Before adding fresh mulch, remove any old material that has packed down into a dense mat. Matted mulch can block water from reaching roots and harbor slugs, which are a real pressure in shaded, moist beds across this region.
A fresh layer of two to three inches of shredded bark or leaf compost works well. Keep it two to three inches away from the crown of each plant.
Piling mulch against or over the crown is a common mistake that holds moisture in the wrong place. A crown buried under mulch is slower to emerge in spring and more prone to rot.
Pull mulch back gently if any has shifted against the crown over winter. Think of mulch as a ground cover for the soil between plants, not a blanket over the plants themselves.

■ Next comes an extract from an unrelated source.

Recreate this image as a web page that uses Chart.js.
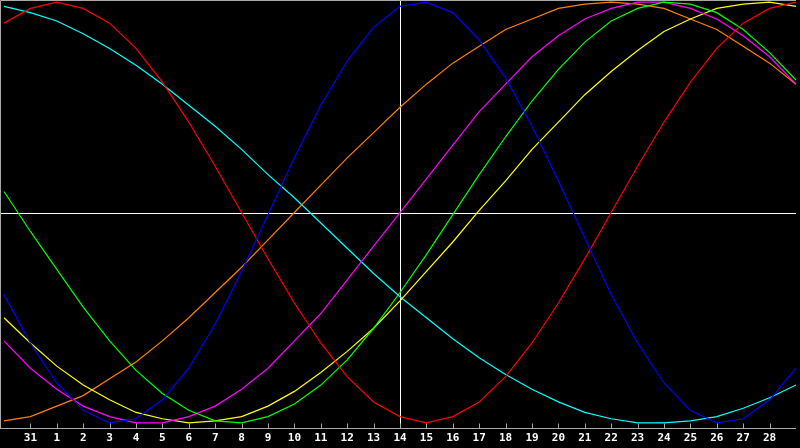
<!DOCTYPE html>
<html>
<head>
<meta charset="utf-8">
<script src="https://cdn.jsdelivr.net/npm/chart.js@4/dist/chart.umd.min.js"></script>
<style>
    html, body { margin: 0; padding: 0; background: #000; }
    canvas { display: block; }
</style>
</head>
<body>
<canvas id="bioChart" width="800" height="448"></canvas>
<script>
// Day labels along the bottom (Jan 30 .. Mar 1), ends are not labelled
const days = ['30', '31', '1', '2', '3', '4', '5', '6', '7', '8', '9', '10', '11', '12', '13', '14',
    '15', '16', '17', '18', '19', '20', '21', '22', '23', '24', '25', '26', '27', '28', '1'];
const todayIndex = 15; // day 14, marked with the vertical line

// Cycle values in percent, one per day
const physical = [-39, -62, -81, -94, -100, -98, -89, -74, -53, -28, -1, 26, 51, 72, 88, 98,
    100, 95, 82, 64, 41, 15, -12, -39, -62, -81, -94, -100, -98, -89, -74];
const emotional = [90, 97, 100, 97, 90, 78, 62, 43, 22, 0, -22, -43, -62, -78, -90, -97,
    -100, -97, -90, -78, -62, -43, -22, 0, 22, 43, 62, 78, 90, 97, 100];
const intellectual = [10, -9, -27, -45, -61, -75, -86, -94, -99, -100, -97, -91, -82, -70, -55, -38,
    -20, -1, 18, 36, 53, 68, 81, 91, 97, 100, 99, 95, 87, 76, 63];
const intuitive = [-61, -74, -84, -92, -97, -100, -100, -97, -92, -84, -74, -61, -48, -32, -16, 0,
    16, 32, 48, 61, 74, 84, 92, 97, 100, 100, 97, 92, 84, 74, 61];
const aesthetic = [-50, -62, -73, -82, -89, -95, -98, -100, -99, -97, -92, -85, -76, -66, -55, -42,
    -28, -14, 1, 15, 30, 43, 56, 67, 77, 86, 92, 97, 99, 100, 98];
const awareness = [-99, -97, -92, -87, -79, -71, -61, -50, -38, -26, -13, 0, 13, 26, 38, 50,
    61, 71, 79, 87, 92, 97, 99, 100, 99, 97, 92, 87, 79, 71, 61];
const spiritual = [98, 95, 91, 85, 78, 70, 61, 51, 41, 30, 18, 7, -5, -17, -29, -40,
    -50, -60, -69, -77, -84, -90, -95, -98, -100, -100, -99, -97, -93, -88, -82];

const frameColor = '#a8a8a8';

// Border, inner tick marks and the zero / today cross lines
const framePlugin = {
    id: 'frame',
    beforeDatasetsDraw(chart) {
        const ctx = chart.ctx;
        const area = chart.chartArea;
        const x = chart.scales.x;
        const y = chart.scales.y;
        ctx.save();
        ctx.lineWidth = 1;
        ctx.strokeStyle = '#ffffff';
        const zeroY = Math.round(y.getPixelForValue(0)) + 0.5;
        const todayX = Math.round(x.getPixelForValue(todayIndex)) + 0.5;
        ctx.beginPath();
        ctx.moveTo(0, zeroY);
        ctx.lineTo(area.right, zeroY);
        ctx.moveTo(todayX, area.top);
        ctx.lineTo(todayX, area.bottom);
        ctx.stroke();
        ctx.restore();
    },
    afterDraw(chart) {
        const ctx = chart.ctx;
        const area = chart.chartArea;
        const x = chart.scales.x;
        const bottom = Math.round(area.bottom) + 0.5;
        ctx.save();
        ctx.lineWidth = 1;
        ctx.strokeStyle = frameColor;
        ctx.beginPath();
        ctx.moveTo(0.5, bottom);
        ctx.lineTo(0.5, 0.5);
        ctx.lineTo(area.right, 0.5);
        ctx.moveTo(0, bottom);
        ctx.lineTo(area.right, bottom);
        for (let i = 1; i < days.length - 1; i++) {
            const px = Math.round(x.getPixelForTick(i)) + 0.5;
            ctx.moveTo(px, bottom - 5);
            ctx.lineTo(px, bottom);
        }
        ctx.stroke();
        ctx.restore();
    }
};

function line(data, color) {
    return {
        data: data,
        borderColor: color,
        borderWidth: 1.2,
        pointRadius: 0,
        tension: 0,
        fill: false
    };
}

const ctx = document.getElementById('bioChart').getContext('2d');
const bioChart = new Chart(ctx, {
    type: 'line',
    data: {
        labels: days,
        datasets: [
            line(physical, '#0000ff'),
            line(emotional, '#ff0000'),
            line(intellectual, '#00ff00'),
            line(intuitive, '#ff00ff'),
            line(aesthetic, '#ffff00'),
            line(awareness, '#ff8000'),
            line(spiritual, '#00ffff')
        ]
    },
    options: {
        responsive: false,
        animation: false,
        devicePixelRatio: 1,
        layout: { padding: 0 },
        plugins: {
            legend: { display: false },
            tooltip: { enabled: false }
        },
        scales: {
            x: {
                type: 'category',
                offset: false,
                grid: { display: false, drawTicks: false },
                border: { display: false },
                afterFit(scale) { scale.height = 20; },
                ticks: {
                    color: '#ffffff',
                    padding: 4,
                    maxRotation: 0,
                    autoSkip: false,
                    font: { family: 'DejaVu Sans Mono', size: 11, weight: 'bold' },
                    callback: function(value, index) {
                        return (index === 0 || index === days.length - 1) ? '' : days[index];
                    }
                }
            },
            y: {
                display: false,
                min: -102.4,
                max: 101
            }
        }
    },
    plugins: [framePlugin]
});
</script>
</body>
</html>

Applied correctly, it makes the whole bed look tidy and gives divisions a calmer environment for settling in.
8. Give Divided Hostas A Season To Fill Back In

Patience is the part of this process that catches most gardeners off guard. A freshly divided hosta looks noticeably smaller than the full clump it came from, and that contrast can feel discouraging in the first few weeks.
Expecting a bed to look instantly full after division sets up the wrong standard.
Most healthy divisions push out new growth within a few weeks of replanting, assuming they were handled carefully and watered well. By midsummer of the first season, divisions planted in spring are usually showing solid new leaves.
By the second season, well-spaced, well-rooted divisions start to look like established plants again. By the third season, a properly reset bed often looks fuller and more even than it did before the work was done.
The thickness that comes from dividing congested clumps is real, but it builds over time. Healthy spacing allows each plant to expand naturally without fighting its neighbors for resources.
Good soil, steady moisture, and appropriate shade all contribute to that eventual fullness. No single step creates an instant result.
The yearly habit of checking, dividing when needed, refreshing soil, and watering carefully compounds over seasons. That is what creates a hosta bed that keeps improving year after year.